Talks begin on restoring ousted president to Haiti U.N. envoy hails 'very positive' step

June 28, 1993|By Newsday

NEW YORK -- Jean-Bertrand Aristide and his arch-foe, Lt. Gen. Raoul Cedras, met separately yesterday with a U.N. envoy, trying to resolve Haiti's 20-month-old political and economic crisis.

The talks involving the exiled president and the army chief who ousted him opened under tight security on Governors Island, a Coast Guard facility in New York Harbor. Cutters patrolled the waters around the island, barring other craft from a 200-yard zone.
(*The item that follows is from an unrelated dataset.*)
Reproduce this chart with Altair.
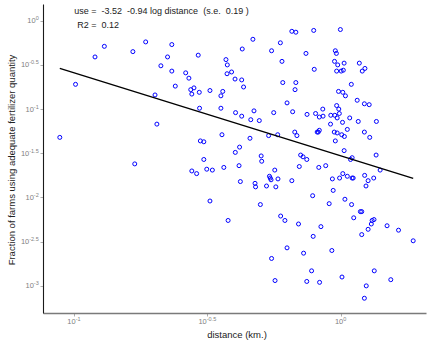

The barrier was designed especially to protect General Cedras, object of hatred among many Haitian immigrants, thousands of whom demonstrated outside the United Nations, chanting denunciations of the military leader as a "drug dealer" and "killer."

U.N. envoy Dante Caputo, a former foreign minister from Argentina, is conducting a variation of shuttle diplomacy, with all parties moving among offices and residences on the island. After a half-hour session with Father Aristide and a longer meeting with General Cedras, Mr. Caputo told reporters, "it is very positive that we are all together to start the negotiations."

"I feel it has been positive so far," he said, describing the atmosphere as "basically favorable."

A sure sign of progress would be a face-to-face meeting between Father Aristide and General Cedras.

Father Aristide once considered General Cedras a loyal soldier, but since the coup, Father Aristide has insisted the general was the architect of the military rebellion that unleashed a reign of terror.

Sixty-seven percent of Haiti's voters, largely poor and illiterate, voted for Father Aristide in December 1990. He took office the following February, vowing to overturn the domination of the business elite and corrupt elements in the army. He was ousted in October 1991.

Mr. Caputo is hoping to get General Cedras to agree to a date for Father Aristide's return something passionately opposed by certain politicians and members of the military, some of whom have vowed to kill the exiled president should he ever go home again.

Mr. Caputo also will be trying to get Father Aristide to agree to an amnesty for General Cedras and other high-ranking army officers, who may be linked to killings, corruption and other crimes.

Last week, Father Aristide demanded the "immediate departure" of General Cedras and the army high command but backed down after diplomats told him he was being unrealistic.